- **DATA SEGMENT**
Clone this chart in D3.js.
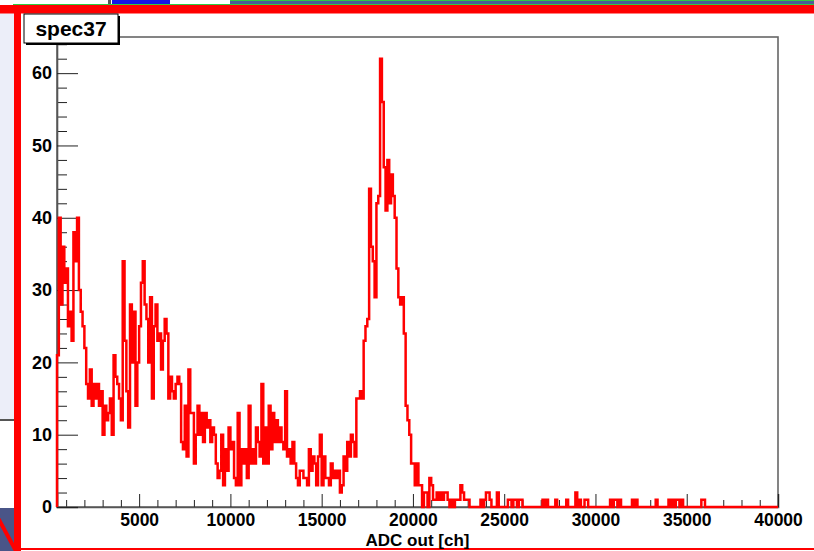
<!DOCTYPE html>
<html>
<head>
<meta charset="utf-8">
<script src="https://cdn.jsdelivr.net/npm/d3@7"></script>
<style>
  body { margin: 0; background: #fff; }
  svg { display: block; }
  text { font-family: "Liberation Sans", Arial, sans-serif; font-weight: bold; }
</style>
</head>
<body>
<div class="div1"></div>
<script>
// histogram spec37, bin width 100 ch, first bin starts at 500
const binStart = 500;
const binWidth = 100;

// 500 - 7600
const countsLow = [
  21,40,28,36,31,33,25,27,23,38,
  34,40,30,27,25,22,17,15,19,14,
  17,15,17,14,16,10,14,12,13,15,
  10,21,18,17,15,12,34,23,16,11,
  28,20,27,14,20,25,31,34,28,26,
  20,29,15,25,28,23,24,19,23,26,
  24,15,18,16,15,17,18,17,9,8,
  14
];
// 7600 - 14900
const countsMid = [
  7,19,13,13,6,10,14,10,13,9,
  13,11,12,9,11,10,6,4,5,10,
  3,8,5,11,8,9,4,3,13,3,
  8,6,8,4,14,6,8,6,11,9,
  7,17,6,11,6,14,8,13,9,12,
  9,11,9,8,16,7,8,6,9,6,
  4,3,5,5,4,4,3,8,5,7,
  6,3,7
];
// 14900 - 20500
const countsPeak = [
  10,3,7,4,4,3,6,4,5,4,
  5,2,3,7,5,9,7,10,9,7,
  15,15,16,15,23,25,26,44,36,34,
  29,42,43,62,56,47,41,48,42,46,
  43,40,33,29,28,29,24,14,12,10,
  6,6,3,6,3,3
];
// 20500 - 40000
const countsTail = [
  0,2,2,0,4,3,1,1,2,1,
  2,1,2,2,1,0,1,0,1,1,
  1,3,2,1,1,1,0,0,0,0,
  0,0,1,0,1,2,2,1,0,0,
  0,2,0,0,0,0,0,1,1,0,
  1,1,0,1,1,0,0,0,0,0,
  0,0,0,0,0,0,1,0,1,0,
  0,0,0,1,0,0,0,0,0,1,
  0,0,0,0,2,0,1,0,0,1,
  1,0,0,0,0,0,0,0,0,0,
  0,0,0,1,0,1,1,0,1,0,
  0,0,0,0,0,1,0,1,0,0,
  0,0,0,0,0,0,0,0,1,0,
  0,0,0,0,0,1,0,1,0,1,
  1,0,1,0,0,0,0,0,0,0,
  0,0,0,1,1,0,0,0,0,0,
  0,0,0,0,0,0,0,0,0,0,
  0,0,0,0,0,0,0,0,0,0,
  0,0,0,0,0,0,0,0,0,0,
  0,0,0,0,0
];

const xMajor = [5000,10000,15000,20000,25000,30000,35000,40000];
const yMajor = [0,10,20,30,40,50,60];
const title = "spec37";
const xTitle = "ADC out [ch]";

function drawSpec(){
  const counts = countsLow.concat(countsMid, countsPeak, countsTail);
  const W = 814, H = 551;
  const margin = {top:37, right:36, bottom:44, left:57};
  const width = W - margin.left - margin.right;
  const height = H - margin.top - margin.bottom;

  const svg = d3.select(".div1").append("svg")
    .attr("width", W)
    .attr("height", H);

  // screenshot surroundings (window decoration)
  svg.append("rect").attr("x",0).attr("y",0).attr("width",W).attr("height",5).attr("fill","#fff");
  svg.append("rect").attr("x",230).attr("y",0).attr("width",W-230).attr("height",5).attr("fill","#4b5e95");
  svg.append("rect").attr("x",112).attr("y",0).attr("width",58).attr("height",5).attr("fill","#1414e6");
  svg.append("rect").attr("x",108).attr("y",0).attr("width",3).attr("height",5).attr("fill","#555");
  svg.append("rect").attr("x",13).attr("y",4).attr("width",W-13).attr("height",1).attr("fill","#2ecc40");
  svg.append("rect").attr("x",230).attr("y",0).attr("width",W-230).attr("height",1).attr("fill","#2ecc40");
  svg.append("rect").attr("x",0).attr("y",13).attr("width",14).attr("height",406).attr("fill","#eceef9");
  svg.append("rect").attr("x",0).attr("y",419).attr("width",14).attr("height",2).attr("fill","#555");
  svg.append("rect").attr("x",0).attr("y",508).attr("width",14).attr("height",43).attr("fill","#4a5588");
  svg.append("line").attr("x1",-2).attr("y1",518).attr("x2",16).attr("y2",551)
    .attr("stroke","#ff0000").attr("stroke-width",4);
  svg.append("rect").attr("x",0).attr("y",5).attr("width",W).attr("height",8.5).attr("fill","#ff0000");
  svg.append("rect").attr("x",14).attr("y",5).attr("width",7).attr("height",H-5).attr("fill","#ff0000");
  svg.append("rect").attr("x",21).attr("y",548).attr("width",W-21).attr("height",2).attr("fill","#ff0000");

  const g = svg.append("g")
    .attr("transform","translate(" + margin.left + "," + margin.top + ")");

  const x = d3.scaleLinear()
    .domain([binStart, binStart + counts.length*binWidth])
    .range([0, width]);
  const y = d3.scaleLinear()
    .domain([0, 65])
    .range([height, 0]);

  // frame
  g.append("rect")
    .attr("width", width).attr("height", height)
    .attr("fill","none").attr("stroke","#666").attr("stroke-width",1.6);

  // minor ticks
  const xMinor = d3.range(1000, 40000, 1000).filter(v => v % 5000 !== 0);
  g.append("g")
    .attr("transform","translate(0," + height + ")")
    .call(d3.axisBottom(x).tickValues(xMinor).tickSize(-7).tickFormat(""))
    .call(a => a.select(".domain").remove())
    .selectAll("line").attr("stroke","#222");
  const yMinor = d3.range(2, 65, 2).filter(v => v % 10 !== 0);
  g.append("g")
    .call(d3.axisLeft(y).tickValues(yMinor).tickSize(-10).tickFormat(""))
    .call(a => a.select(".domain").remove())
    .selectAll("line").attr("stroke","#222");

  // major ticks + labels
  const bottomAxis = d3.axisBottom(x).tickValues(xMajor).tickSize(-13).tickPadding(7).tickFormat(d => d);
  const xa = g.append("g")
    .attr("transform","translate(0," + height + ")")
    .call(bottomAxis);
  xa.select(".domain").attr("stroke","#555").attr("stroke-width",1.6);
  xa.selectAll("line").attr("stroke","#222");
  xa.selectAll("text").attr("font-size","17.5px").attr("fill","#000")
    .attr("font-family","Liberation Sans, Arial, sans-serif").attr("font-weight","bold");

  const leftAxis = d3.axisLeft(y).tickValues(yMajor).tickSize(-21).tickPadding(5).tickFormat(d => d);
  const ya = g.append("g").call(leftAxis);
  ya.select(".domain").attr("stroke","#555").attr("stroke-width",1.6);
  ya.selectAll("line").attr("stroke","#222");
  ya.selectAll("text").attr("font-size","18px").attr("fill","#000")
    .attr("font-family","Liberation Sans, Arial, sans-serif").attr("font-weight","bold");

  // histogram outline
  const pts = [{e: binStart, v: 0}];
  counts.forEach((c,i) => pts.push({e: binStart + i*binWidth, v: c}));
  pts.push({e: binStart + counts.length*binWidth, v: counts[counts.length-1]});
  pts.push({e: binStart + counts.length*binWidth, v: 0});
  const line = d3.line()
    .x(d => x(d.e))
    .y(d => y(d.v))
    .curve(d3.curveStepAfter);
  g.append("path")
    .datum(pts)
    .attr("d", line)
    .attr("fill","none")
    .attr("stroke","#ff0000")
    .attr("stroke-width",2.5);

  // axis title
  g.append("text")
    .attr("x", width/2)
    .attr("y", height + 39)
    .attr("text-anchor","middle")
    .attr("font-size","17px")
    .text(xTitle);

  // title box with shadow
  svg.append("rect").attr("x",26).attr("y",16).attr("width",94).attr("height",29).attr("fill","#000");
  svg.append("rect").attr("x",24).attr("y",14).attr("width",94).attr("height",29)
    .attr("fill","#fff").attr("stroke","#000").attr("stroke-width",1);
  svg.append("text").attr("x",71).attr("y",36).attr("text-anchor","middle")
    .attr("font-size","21px").text(title);
}

drawSpec();
</script>
</body>
</html>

- **DIRECTIVE**
Reproduce only the lines from the beginning of the data through the line that contains "const binWidth = 100;", both included, and please drop the pictures.

- **THE REPLY**
Clone this chart in D3.js.
<!DOCTYPE html>
<html>
<head>
<meta charset="utf-8">
<script src="https://cdn.jsdelivr.net/npm/d3@7"></script>
<style>
  body { margin: 0; background: #fff; }
  svg { display: block; }
  text { font-family: "Liberation Sans", Arial, sans-serif; font-weight: bold; }
</style>
</head>
<body>
<div class="div1"></div>
<script>
// histogram spec37, bin width 100 ch, first bin starts at 500
const binStart = 500;
const binWidth = 100;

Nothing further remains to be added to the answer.